The UK government has responded to an electronic petition that called on it to ensure the BBC's iPlayer works on non-Windows PCs.
The government said the iPlayer would be cross-platform as "soon as possible"
More than 16,000 people have signed the petition since it was created.
In its response, the government said the BBC Trust had made it a condition of launching the iPlayer that it worked with other operating systems.
The iPlayer on-demand TV service lets people catch up with BBC programmes by downloading them via the net.
Launched on 27 July the iPlayer currently only works with Microsoft's Windows XP operating system.
The decision to launch on Windows XP has been subject to strong criticism which led to the creation of the electronic petition in June 2007.
The BBC Trust has committed to making sure the BBC would meet calls for non-Windows versions of the iPlayer "as soon as possible" said the government statement.
It added: "[The BBC Trust] will measure the BBC's progress on this every six months and publish the findings."
The BBC has said that a Mac version of the iPlayer will be released in the autumn followed by versions for Windows Vista and mobile gadgets.
The BBC Trust was the body the government created to look after the interests of licence payers, said the statement.

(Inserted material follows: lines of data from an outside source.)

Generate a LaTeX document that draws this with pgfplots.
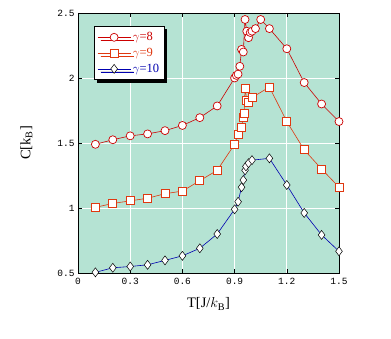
\documentclass[border=0pt]{standalone}
\usepackage{pgfplots}
\pgfplotsset{compat=1.18}
\usepackage{fontspec}
\setmainfont{Liberation Serif}
\newfontfamily\tickfont{Liberation Mono}
\usetikzlibrary{shadows}
\definecolor{bgteal}{RGB}{181,227,211}
\definecolor{cred}{RGB}{204,0,0}
\definecolor{corange}{RGB}{224,56,16}
\definecolor{cblue}{RGB}{0,0,176}

\begin{document}
\begin{tikzpicture}
\useasboundingbox (0pt,0pt) rectangle (391pt,339pt);
\begin{axis}[
    at={(78pt,66pt)}, anchor=south west,
    scale only axis,
    width=261pt, height=260pt,
    xmin=0, xmax=1.5, ymin=0.5, ymax=2.5,
    xtick={0,0.3,0.6,0.9,1.2,1.5},
    ytick={0.5,1,1.5,2,2.5},
    xticklabels={0,0.3,0.6,0.9,1.2,1.5},
    yticklabels={0.5,1,1.5,2,2.5},
    tick align=inside,
    major tick length=4pt,
    tick style={black, line width=0.6pt},
    axis line style={black, line width=0.8pt},
    axis background/.style={fill=bgteal},
    grid=major,
    grid style={white, line width=0.9pt},
    ticklabel style={font=\tickfont\fontsize{9.5}{11}\selectfont},
    xticklabel style={yshift=-2pt},
    xlabel={T[J/$k_{\mathrm{B}}$]},
    ylabel={C[k$_{\mathrm{B}}$]},
    label style={font=\fontsize{14.5}{16}\selectfont},
    xlabel style={yshift=-6pt},
    ylabel style={yshift=18pt},
    legend cell align=left,
    legend style={at={(0.061,0.95)}, anchor=north west,
        draw=black, line width=0.8pt, fill=white,
        drop shadow={shadow xshift=3pt, shadow yshift=-3pt, fill=black, opacity=1},
        font=\fontsize{12.5}{13}\selectfont,
        row sep=2pt, inner xsep=3pt, inner ysep=4pt},
    legend image code/.code={
        \draw[#1, mark=none] (0pt,0pt) -- (33pt,0pt);
        \draw[#1, only marks] plot coordinates {(16.5pt,0pt)};
    },
]
\addplot[cred, line width=0.6pt, mark=*, mark size=4pt,
    mark options={fill=white, line width=0.7pt}] coordinates {
    (0.1,1.49) (0.2,1.525) (0.3,1.555) (0.4,1.57) (0.5,1.595) (0.6,1.635)
    (0.7,1.695) (0.8,1.785) (0.9,2.0) (0.91,2.02) (0.92,2.03) (0.93,2.09)
    (0.94,2.22) (0.95,2.20) (0.96,2.45) (0.97,2.36) (0.98,2.31) (0.99,2.35)
    (1.0,2.36) (1.02,2.38) (1.05,2.45) (1.1,2.38) (1.2,2.225) (1.3,1.965)
    (1.4,1.80) (1.5,1.665)
};
\addlegendentry{\textcolor{cred}{$\gamma$=8}}
\addplot[corange, line width=0.6pt, mark=square*, mark size=4pt,
    mark options={fill=white, line width=0.9pt}] coordinates {
    (0.1,1.005) (0.2,1.035) (0.3,1.055) (0.4,1.075) (0.5,1.11) (0.6,1.13)
    (0.7,1.21) (0.8,1.29) (0.9,1.49) (0.92,1.565) (0.94,1.62) (0.95,1.70)
    (0.955,1.73) (0.96,1.92) (0.97,1.83) (0.98,1.815) (1.0,1.85) (1.1,1.93)
    (1.2,1.665) (1.3,1.447) (1.4,1.30) (1.5,1.16)
};
\addlegendentry{\textcolor{corange}{$\gamma$=9}}
\addplot[cblue, line width=0.6pt, mark=diamond*, mark size=4.5pt,
    mark options={fill=white, draw=black, line width=0.5pt}] coordinates {
    (0.1,0.505) (0.2,0.54) (0.3,0.55) (0.4,0.563) (0.5,0.597) (0.6,0.632)
    (0.7,0.69) (0.8,0.80) (0.9,0.99) (0.92,1.048) (0.94,1.16) (0.95,1.215)
    (0.96,1.29) (0.965,1.32) (0.98,1.345) (1.0,1.368) (1.1,1.382) (1.2,1.177)
    (1.3,0.962) (1.4,0.793) (1.5,0.667)
};
\addlegendentry{\textcolor{cblue}{$\gamma$=10}}
\end{axis}
\end{tikzpicture}
\end{document}
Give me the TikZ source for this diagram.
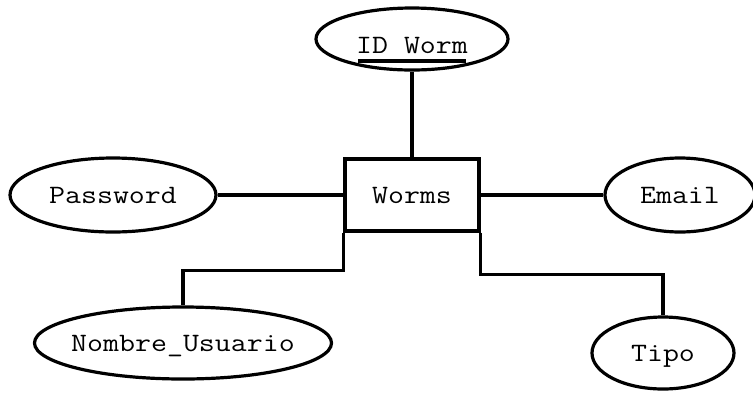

As well as an e-petition calling for cross-platform versions of the iPlayer, the BBC has also faced criticism from organisations such as the Open Source Consortium (OSC).
This group wants to see versions of the iPlayer that work with open source software such as Linux. The OSC has had meetings with the BBC Trust to discuss its views.
Since a trial version of the iPlayer was launched in the BBC has been gradually signing up more people to test the Windows version of the software. A full launch is expected in the autumn.
Those using the iPlayer can get at BBC TV programmes broadcast in the last seven days and watch them, once saved, at any time during the next 30 days.